## Stated goal
Nothing may be dropped or altered: reproduce all the data.

## Source material

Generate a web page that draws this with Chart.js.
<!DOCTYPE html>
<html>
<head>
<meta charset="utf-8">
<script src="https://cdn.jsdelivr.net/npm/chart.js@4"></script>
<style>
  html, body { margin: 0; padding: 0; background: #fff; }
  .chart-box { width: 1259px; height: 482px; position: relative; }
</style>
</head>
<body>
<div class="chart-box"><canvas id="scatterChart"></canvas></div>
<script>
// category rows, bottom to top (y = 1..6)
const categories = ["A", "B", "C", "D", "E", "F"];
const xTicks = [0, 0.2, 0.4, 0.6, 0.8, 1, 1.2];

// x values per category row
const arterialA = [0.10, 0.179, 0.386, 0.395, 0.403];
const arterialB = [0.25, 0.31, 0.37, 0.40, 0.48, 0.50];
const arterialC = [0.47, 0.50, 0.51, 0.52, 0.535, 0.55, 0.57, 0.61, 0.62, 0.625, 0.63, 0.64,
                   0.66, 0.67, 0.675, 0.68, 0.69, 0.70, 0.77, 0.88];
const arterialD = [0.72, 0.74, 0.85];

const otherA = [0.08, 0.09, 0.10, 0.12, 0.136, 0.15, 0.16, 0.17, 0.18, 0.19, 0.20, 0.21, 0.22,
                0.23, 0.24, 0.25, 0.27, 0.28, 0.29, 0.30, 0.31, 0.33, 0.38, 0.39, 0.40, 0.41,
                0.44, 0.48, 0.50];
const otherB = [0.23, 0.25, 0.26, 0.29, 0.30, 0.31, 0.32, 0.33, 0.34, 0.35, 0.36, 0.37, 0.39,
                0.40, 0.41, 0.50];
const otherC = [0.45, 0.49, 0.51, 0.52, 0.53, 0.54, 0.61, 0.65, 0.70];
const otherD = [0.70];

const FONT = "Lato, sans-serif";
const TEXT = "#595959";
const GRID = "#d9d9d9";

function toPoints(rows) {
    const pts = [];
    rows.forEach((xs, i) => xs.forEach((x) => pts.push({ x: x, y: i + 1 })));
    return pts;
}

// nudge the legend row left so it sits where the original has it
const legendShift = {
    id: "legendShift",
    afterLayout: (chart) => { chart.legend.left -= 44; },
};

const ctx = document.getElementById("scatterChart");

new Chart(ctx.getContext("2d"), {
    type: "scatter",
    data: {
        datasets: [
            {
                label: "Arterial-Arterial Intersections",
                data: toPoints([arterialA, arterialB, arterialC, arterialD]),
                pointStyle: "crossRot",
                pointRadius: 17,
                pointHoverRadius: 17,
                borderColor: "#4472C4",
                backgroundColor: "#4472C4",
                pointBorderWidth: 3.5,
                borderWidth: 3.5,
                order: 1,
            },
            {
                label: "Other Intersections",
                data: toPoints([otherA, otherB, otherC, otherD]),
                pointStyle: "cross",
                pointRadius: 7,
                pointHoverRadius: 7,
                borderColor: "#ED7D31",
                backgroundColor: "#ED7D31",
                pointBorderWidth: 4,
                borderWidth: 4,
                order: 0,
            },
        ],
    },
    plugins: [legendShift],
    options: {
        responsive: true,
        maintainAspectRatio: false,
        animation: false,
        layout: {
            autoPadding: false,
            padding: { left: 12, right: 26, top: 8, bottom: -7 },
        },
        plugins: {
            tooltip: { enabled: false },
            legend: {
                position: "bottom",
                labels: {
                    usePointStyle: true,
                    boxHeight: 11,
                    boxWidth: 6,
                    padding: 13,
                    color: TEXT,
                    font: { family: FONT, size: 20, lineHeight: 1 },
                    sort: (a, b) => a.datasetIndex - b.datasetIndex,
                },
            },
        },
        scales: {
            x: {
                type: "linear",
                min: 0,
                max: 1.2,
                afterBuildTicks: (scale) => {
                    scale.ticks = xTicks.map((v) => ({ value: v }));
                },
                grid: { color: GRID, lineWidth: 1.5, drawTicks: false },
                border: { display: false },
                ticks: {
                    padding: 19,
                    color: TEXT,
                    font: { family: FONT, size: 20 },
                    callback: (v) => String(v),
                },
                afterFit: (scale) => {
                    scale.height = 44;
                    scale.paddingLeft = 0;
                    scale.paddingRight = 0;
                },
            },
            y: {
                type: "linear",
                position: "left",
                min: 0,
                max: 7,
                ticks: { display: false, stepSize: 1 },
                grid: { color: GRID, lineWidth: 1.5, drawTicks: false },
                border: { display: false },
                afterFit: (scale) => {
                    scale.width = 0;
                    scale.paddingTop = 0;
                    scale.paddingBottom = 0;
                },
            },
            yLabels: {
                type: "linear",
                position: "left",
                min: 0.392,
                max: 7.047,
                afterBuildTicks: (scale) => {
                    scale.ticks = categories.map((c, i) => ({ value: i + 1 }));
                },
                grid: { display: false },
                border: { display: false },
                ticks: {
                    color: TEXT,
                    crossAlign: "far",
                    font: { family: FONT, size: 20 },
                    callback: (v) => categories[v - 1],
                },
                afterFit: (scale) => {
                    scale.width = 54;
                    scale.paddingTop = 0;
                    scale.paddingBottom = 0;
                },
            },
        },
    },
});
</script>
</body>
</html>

## Written solution
Generate a web page that draws this with Chart.js.
<!DOCTYPE html>
<html>
<head>
<meta charset="utf-8">
<script src="https://cdn.jsdelivr.net/npm/chart.js@4"></script>
<style>
  html, body { margin: 0; padding: 0; background: #fff; }
  .chart-box { width: 1259px; height: 482px; position: relative; }
</style>
</head>
<body>
<div class="chart-box"><canvas id="scatterChart"></canvas></div>
<script>
// category rows, bottom to top (y = 1..6)
const categories = ["A", "B", "C", "D", "E", "F"];
const xTicks = [0, 0.2, 0.4, 0.6, 0.8, 1, 1.2];

// x values per category row
const arterialA = [0.10, 0.179, 0.386, 0.395, 0.403];
const arterialB = [0.25, 0.31, 0.37, 0.40, 0.48, 0.50];
const arterialC = [0.47, 0.50, 0.51, 0.52, 0.535, 0.55, 0.57, 0.61, 0.62, 0.625, 0.63, 0.64,
                   0.66, 0.67, 0.675, 0.68, 0.69, 0.70, 0.77, 0.88];
const arterialD = [0.72, 0.74, 0.85];

const otherA = [0.08, 0.09, 0.10, 0.12, 0.136, 0.15, 0.16, 0.17, 0.18, 0.19, 0.20, 0.21, 0.22,
                0.23, 0.24, 0.25, 0.27, 0.28, 0.29, 0.30, 0.31, 0.33, 0.38, 0.39, 0.40, 0.41,
                0.44, 0.48, 0.50];
const otherB = [0.23, 0.25, 0.26, 0.29, 0.30, 0.31, 0.32, 0.33, 0.34, 0.35, 0.36, 0.37, 0.39,
                0.40, 0.41, 0.50];
const otherC = [0.45, 0.49, 0.51, 0.52, 0.53, 0.54, 0.61, 0.65, 0.70];
const otherD = [0.70];

const FONT = "Lato, sans-serif";
const TEXT = "#595959";
const GRID = "#d9d9d9";

function toPoints(rows) {
    const pts = [];
    rows.forEach((xs, i) => xs.forEach((x) => pts.push({ x: x, y: i + 1 })));
    return pts;
}

// nudge the legend row left so it sits where the original has it
const legendShift = {
    id: "legendShift",
    afterLayout: (chart) => { chart.legend.left -= 44; },
};

const ctx = document.getElementById("scatterChart");

new Chart(ctx.getContext("2d"), {
    type: "scatter",
    data: {
        datasets: [
            {
                label: "Arterial-Arterial Intersections",
                data: toPoints([arterialA, arterialB, arterialC, arterialD]),
                pointStyle: "crossRot",
                pointRadius: 17,
                pointHoverRadius: 17,
                borderColor: "#4472C4",
                backgroundColor: "#4472C4",
                pointBorderWidth: 3.5,
                borderWidth: 3.5,
                order: 1,
            },
            {
                label: "Other Intersections",
                data: toPoints([otherA, otherB, otherC, otherD]),
                pointStyle: "cross",
                pointRadius: 7,
                pointHoverRadius: 7,
                borderColor: "#ED7D31",
                backgroundColor: "#ED7D31",
                pointBorderWidth: 4,
                borderWidth: 4,
                order: 0,
            },
        ],
    },
    plugins: [legendShift],
    options: {
        responsive: true,
        maintainAspectRatio: false,
        animation: false,
        layout: {
            autoPadding: false,
            padding: { left: 12, right: 26, top: 8, bottom: -7 },
        },
        plugins: {
            tooltip: { enabled: false },
            legend: {
                position: "bottom",
                labels: {
                    usePointStyle: true,
                    boxHeight: 11,
                    boxWidth: 6,
                    padding: 13,
                    color: TEXT,
                    font: { family: FONT, size: 20, lineHeight: 1 },
                    sort: (a, b) => a.datasetIndex - b.datasetIndex,
                },
            },
        },
        scales: {
            x: {
                type: "linear",
                min: 0,
                max: 1.2,
                afterBuildTicks: (scale) => {
                    scale.ticks = xTicks.map((v) => ({ value: v }));
                },
                grid: { color: GRID, lineWidth: 1.5, drawTicks: false },
                border: { display: false },
                ticks: {
                    padding: 19,
                    color: TEXT,
                    font: { family: FONT, size: 20 },
                    callback: (v) => String(v),
                },
                afterFit: (scale) => {
                    scale.height = 44;
                    scale.paddingLeft = 0;
                    scale.paddingRight = 0;
                },
            },
            y: {
                type: "linear",
                position: "left",
                min: 0,
                max: 7,
                ticks: { display: false, stepSize: 1 },
                grid: { color: GRID, lineWidth: 1.5, drawTicks: false },
                border: { display: false },
                afterFit: (scale) => {
                    scale.width = 0;
                    scale.paddingTop = 0;
                    scale.paddingBottom = 0;
                },
            },
            yLabels: {
                type: "linear",
                position: "left",
                min: 0.392,
                max: 7.047,
                afterBuildTicks: (scale) => {
                    scale.ticks = categories.map((c, i) => ({ value: i + 1 }));
                },
                grid: { display: false },
                border: { display: false },
                ticks: {
                    color: TEXT,
                    crossAlign: "far",
                    font: { family: FONT, size: 20 },
                    callback: (v) => categories[v - 1],
                },
                afterFit: (scale) => {
                    scale.width = 54;
                    scale.paddingTop = 0;
                    scale.paddingBottom = 0;
                },
            },
        },
    },
});
</script>
</body>
</html>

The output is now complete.